**Exercise description**
Retype the opening lines of the data exactly, stopping after the line that contains "import * as". Skip every picture.

───

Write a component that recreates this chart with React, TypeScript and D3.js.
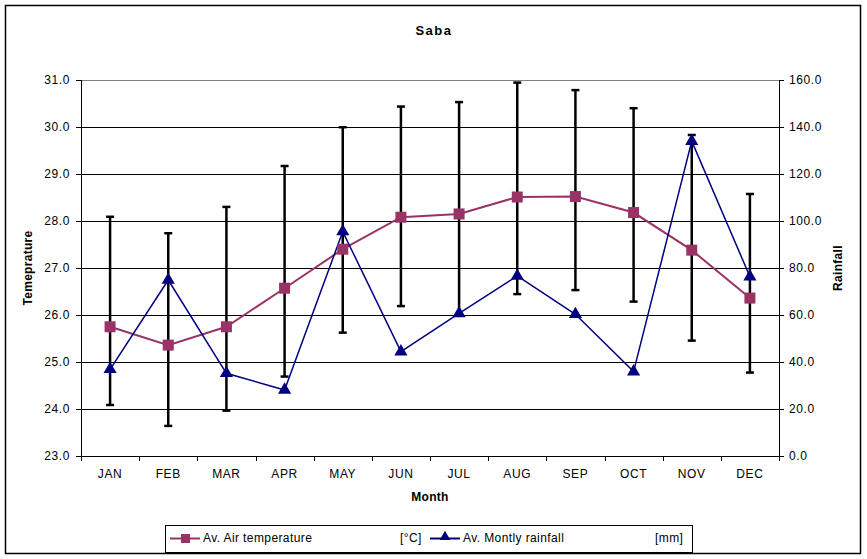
import React from "react";
import * as d3 from "d3";

const months = ["JAN", "FEB", "MAR", "APR", "MAY", "JUN", "JUL", "AUG", "SEP", "OCT", "NOV", "DEC"];
const temperature = [25.75, 25.36, 25.75, 26.57, 27.4, 28.08, 28.15, 28.51, 28.52, 28.18, 27.38, 26.36];
const rainfall = [36.9, 74.9, 35.2, 28.1, 95.5, 44.4, 60.7, 76.6, 60.3, 35.9, 134.0, 76.3];
const rainHigh = [101.8, 94.8, 106.0, 123.4, 139.9, 148.7, 150.6, 158.9, 155.7, 148.0, 136.6, 111.5];
const rainLow = [21.7, 12.8, 19.3, 33.8, 52.5, 63.8, 60.0, 68.9, 70.6, 65.7, 49.1, 35.5];
const leftTicks = [23, 24, 25, 26, 27, 28, 29, 30, 31];
const rightTicks = [0, 20, 40, 60, 80, 100, 120, 140, 160];

const TEMP_COLOR = "#993366";
const RAIN_COLOR = "#000080";
const FONT = "'Liberation Sans', Arial, Helvetica, sans-serif";

export default function App() {
  const W = 867, H = 559;
  const left = 81, right = 779, top = 80, bottom = 456;

  const x = d3.scaleBand<string>().domain(months).range([left, right]).padding(0);
  const cx = (m: string) => (x(m) as number) + x.bandwidth() / 2;
  const yL = d3.scaleLinear().domain([23, 31]).range([bottom, top]);
  const yR = d3.scaleLinear().domain([0, 160]).range([bottom, top]);

  const tempLine = d3.line<number>().x((_, i) => cx(months[i])).y((d) => yL(d))(temperature) || "";
  const rainLine = d3.line<number>().x((_, i) => cx(months[i])).y((d) => yR(d))(rainfall) || "";

  const tri = d3.symbol().type(d3.symbolTriangle).size(75)() || "";

  const tickFont = { fontFamily: FONT, fontSize: 12, letterSpacing: 0.6 } as React.CSSProperties;

  return (
    <svg width={W} height={H} style={{ position: "absolute", left: 0, top: 0, background: "#fff" }}>
      <rect x={0} y={0} width={W} height={H} fill="#fff" />
      <rect x={5.5} y={5.5} width={855} height={548} fill="#fff" stroke="#000" strokeWidth={1.5} />

      <text x={434} y={35} textAnchor="middle" style={{ fontFamily: FONT, fontSize: 13, fontWeight: "bold", letterSpacing: 1.5 }}>
        Saba
      </text>

      {/* gridlines */}
      {leftTicks.map((t) => (
        <line key={"g" + t} x1={left} x2={right} y1={Math.round(yL(t)) + 0.5} y2={Math.round(yL(t)) + 0.5}
          stroke={t === 31 ? "#808080" : "#000"} strokeWidth={1} />
      ))}

      {/* left axis */}
      <line x1={left + 0.5} x2={left + 0.5} y1={top} y2={bottom} stroke="#000" />
      {leftTicks.map((t) => (
        <g key={"lt" + t}>
          <line x1={left - 5} x2={left} y1={Math.round(yL(t)) + 0.5} y2={Math.round(yL(t)) + 0.5} stroke="#000" />
          <text x={70} y={yL(t)} dy="0.35em" textAnchor="end" style={tickFont}>{t.toFixed(1)}</text>
        </g>
      ))}

      {/* right axis */}
      <line x1={right + 0.5} x2={right + 0.5} y1={top} y2={bottom} stroke="#000" />
      {rightTicks.map((t) => (
        <g key={"rt" + t}>
          <line x1={right} x2={right + 5} y1={Math.round(yR(t)) + 0.5} y2={Math.round(yR(t)) + 0.5} stroke="#000" />
          <text x={789} y={yR(t)} dy="0.35em" textAnchor="start" style={tickFont}>{t.toFixed(1)}</text>
        </g>
      ))}

      {/* x axis */}
      <line x1={left} x2={right} y1={bottom + 0.5} y2={bottom + 0.5} stroke="#000" />
      {months.map((m, i) => (
        <line key={"xt" + m} x1={Math.round((x(m) as number)) + 0.5} x2={Math.round((x(m) as number)) + 0.5}
          y1={bottom} y2={bottom + 5} stroke="#000" />
      ))}
      <line x1={right + 0.5} x2={right + 0.5} y1={bottom} y2={bottom + 5} stroke="#000" />
      {months.map((m) => (
        <text key={"xl" + m} x={cx(m)} y={474} dy="0.35em" textAnchor="middle" style={tickFont}>{m}</text>
      ))}

      <text x={430} y={497} dy="0.35em" textAnchor="middle" style={{ fontFamily: FONT, fontSize: 12, fontWeight: "bold", letterSpacing: 0.3 }}>Month</text>
      <text transform={`translate(28,268) rotate(-90)`} dy="0.35em" textAnchor="middle" style={{ fontFamily: FONT, fontSize: 12, fontWeight: "bold", letterSpacing: 0.3 }}>Temeprature</text>
      <text transform={`translate(838,268) rotate(-90)`} dy="0.35em" textAnchor="middle" style={{ fontFamily: FONT, fontSize: 12, fontWeight: "bold", letterSpacing: 0.3 }}>Rainfall</text>

      {/* error bars */}
      {months.map((m, i) => {
        const xx = cx(m);
        const y1 = yR(rainHigh[i]);
        const y2 = yR(rainLow[i]);
        return (
          <g key={"eb" + m} stroke="#000" strokeWidth={2.5}>
            <line x1={xx} x2={xx} y1={y1} y2={y2} />
            <line x1={xx - 4} x2={xx + 4} y1={y1} y2={y1} />
            <line x1={xx - 4} x2={xx + 4} y1={y2} y2={y2} />
          </g>
        );
      })}

      {/* lines */}
      <path d={tempLine} fill="none" stroke={TEMP_COLOR} strokeWidth={2} />
      <path d={rainLine} fill="none" stroke={RAIN_COLOR} strokeWidth={1.5} />

      {/* markers */}
      {temperature.map((v, i) => (
        <rect key={"sq" + i} x={cx(months[i]) - 5.5} y={yL(v) - 5.5} width={11} height={11} fill={TEMP_COLOR} />
      ))}
      {rainfall.map((v, i) => (
        <path key={"tr" + i} d={tri} transform={`translate(${cx(months[i])},${yR(v)})`} fill={RAIN_COLOR} />
      ))}

      {/* legend */}
      <rect x={165.5} y={525.5} width={527} height={27} fill="#fff" stroke="#000" strokeWidth={1} />
      <line x1={170} x2={200} y1={538.5} y2={538.5} stroke={TEMP_COLOR} strokeWidth={2} />
      <rect x={181} y={534} width={9} height={9} fill={TEMP_COLOR} />
      <text x={203} y={538} dy="0.35em" style={{ fontFamily: FONT, fontSize: 12, letterSpacing: 0.4 }}>Av. Air temperature</text>
      <text x={400} y={538} dy="0.35em" style={{ fontFamily: FONT, fontSize: 12, letterSpacing: 0.4 }}>[°C]</text>
      <line x1={430} x2={460} y1={538.5} y2={538.5} stroke={RAIN_COLOR} strokeWidth={2} />
      <path d={d3.symbol().type(d3.symbolTriangle).size(50)() || ""} transform="translate(445,537)" fill={RAIN_COLOR} />
      <text x={463} y={538} dy="0.35em" style={{ fontFamily: FONT, fontSize: 12, letterSpacing: 0.4 }}>Av. Montly rainfall</text>
      <text x={655} y={538} dy="0.35em" style={{ fontFamily: FONT, fontSize: 12, letterSpacing: 0.4 }}>[mm]</text>
    </svg>
  );
}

───

**Answer in full**
Write a component that recreates this chart with React, TypeScript and D3.js.
import React from "react";
import * as d3 from "d3";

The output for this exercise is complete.